__Data excerpt__.
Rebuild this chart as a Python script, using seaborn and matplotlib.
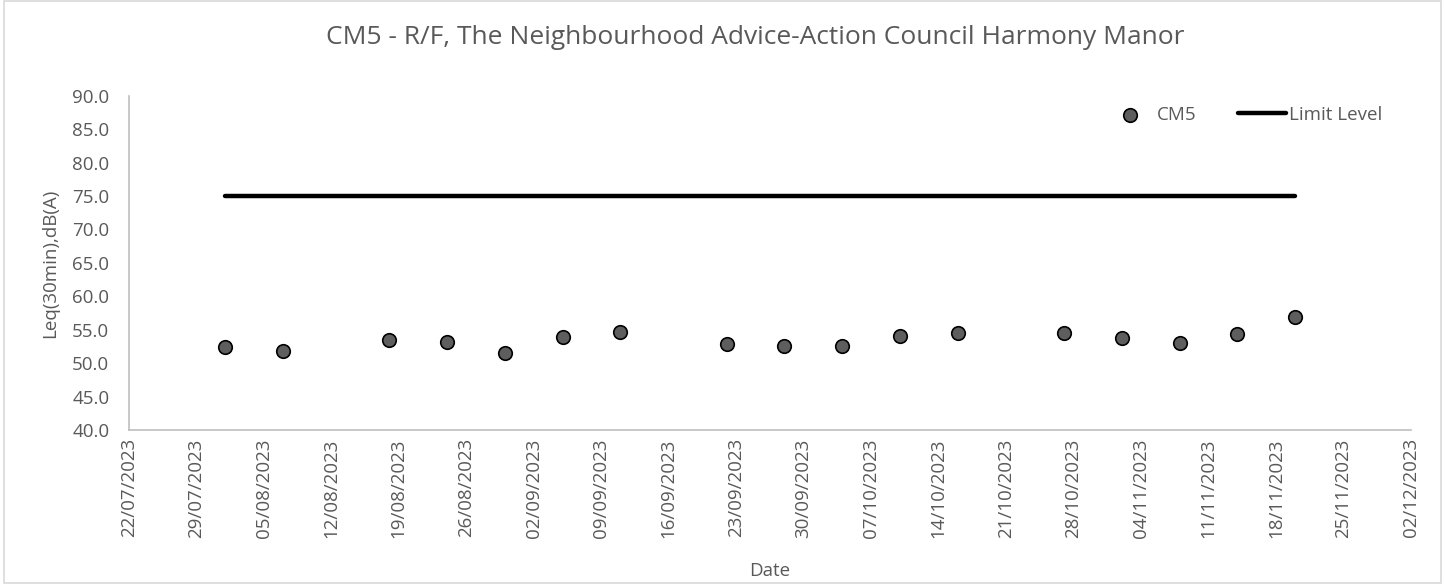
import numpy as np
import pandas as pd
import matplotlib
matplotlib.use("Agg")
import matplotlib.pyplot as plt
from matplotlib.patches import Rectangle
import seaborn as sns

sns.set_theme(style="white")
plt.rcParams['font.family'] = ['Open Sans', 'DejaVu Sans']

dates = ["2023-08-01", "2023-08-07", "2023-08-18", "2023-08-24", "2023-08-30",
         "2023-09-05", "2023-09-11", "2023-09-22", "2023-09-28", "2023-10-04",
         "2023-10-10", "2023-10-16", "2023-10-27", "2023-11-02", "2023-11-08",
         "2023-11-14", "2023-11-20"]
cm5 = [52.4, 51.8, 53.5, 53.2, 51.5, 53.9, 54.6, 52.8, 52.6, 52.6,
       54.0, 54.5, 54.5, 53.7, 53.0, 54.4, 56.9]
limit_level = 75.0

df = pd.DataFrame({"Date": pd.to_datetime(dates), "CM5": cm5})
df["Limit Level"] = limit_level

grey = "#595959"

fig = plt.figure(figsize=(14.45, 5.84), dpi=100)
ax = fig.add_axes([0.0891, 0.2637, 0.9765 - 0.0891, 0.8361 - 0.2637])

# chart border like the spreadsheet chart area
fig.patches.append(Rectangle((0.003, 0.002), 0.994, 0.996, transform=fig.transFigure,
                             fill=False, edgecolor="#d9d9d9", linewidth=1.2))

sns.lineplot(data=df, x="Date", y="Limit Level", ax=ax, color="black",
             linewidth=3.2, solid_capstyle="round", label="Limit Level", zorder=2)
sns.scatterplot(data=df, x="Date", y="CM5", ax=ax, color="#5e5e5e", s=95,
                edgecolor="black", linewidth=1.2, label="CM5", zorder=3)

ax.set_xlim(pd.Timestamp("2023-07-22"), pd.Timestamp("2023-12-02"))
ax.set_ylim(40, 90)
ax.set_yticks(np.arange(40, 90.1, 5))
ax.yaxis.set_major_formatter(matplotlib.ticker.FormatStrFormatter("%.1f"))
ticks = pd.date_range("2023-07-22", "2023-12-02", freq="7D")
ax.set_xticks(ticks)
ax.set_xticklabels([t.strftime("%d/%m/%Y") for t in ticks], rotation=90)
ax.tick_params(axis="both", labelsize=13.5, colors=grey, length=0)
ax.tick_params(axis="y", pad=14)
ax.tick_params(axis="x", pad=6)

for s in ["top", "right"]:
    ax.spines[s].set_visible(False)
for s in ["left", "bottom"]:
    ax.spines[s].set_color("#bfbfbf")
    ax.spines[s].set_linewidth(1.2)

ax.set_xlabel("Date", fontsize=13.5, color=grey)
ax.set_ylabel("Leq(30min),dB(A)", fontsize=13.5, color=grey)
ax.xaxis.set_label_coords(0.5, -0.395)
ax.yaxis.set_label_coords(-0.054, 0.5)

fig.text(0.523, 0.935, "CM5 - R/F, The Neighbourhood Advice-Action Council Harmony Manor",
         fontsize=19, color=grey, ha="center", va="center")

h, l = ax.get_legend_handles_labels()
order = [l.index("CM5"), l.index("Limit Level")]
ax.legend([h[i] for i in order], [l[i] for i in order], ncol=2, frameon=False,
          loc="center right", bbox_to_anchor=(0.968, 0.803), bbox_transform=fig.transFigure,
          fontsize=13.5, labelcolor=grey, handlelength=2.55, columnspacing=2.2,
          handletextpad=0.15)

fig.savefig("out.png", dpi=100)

__Goal of the exercise__. Quote, exactly and only, the lines from the first line of the data above through the line containing "plt.rcParams['font.family'] = ['Open". The pictures do not belong in it.

__Solution to this problem__.
Rebuild this chart as a Python script, using seaborn and matplotlib.
import numpy as np
import pandas as pd
import matplotlib
matplotlib.use("Agg")
import matplotlib.pyplot as plt
from matplotlib.patches import Rectangle
import seaborn as sns

sns.set_theme(style="white")
plt.rcParams['font.family'] = ['Open Sans', 'DejaVu Sans']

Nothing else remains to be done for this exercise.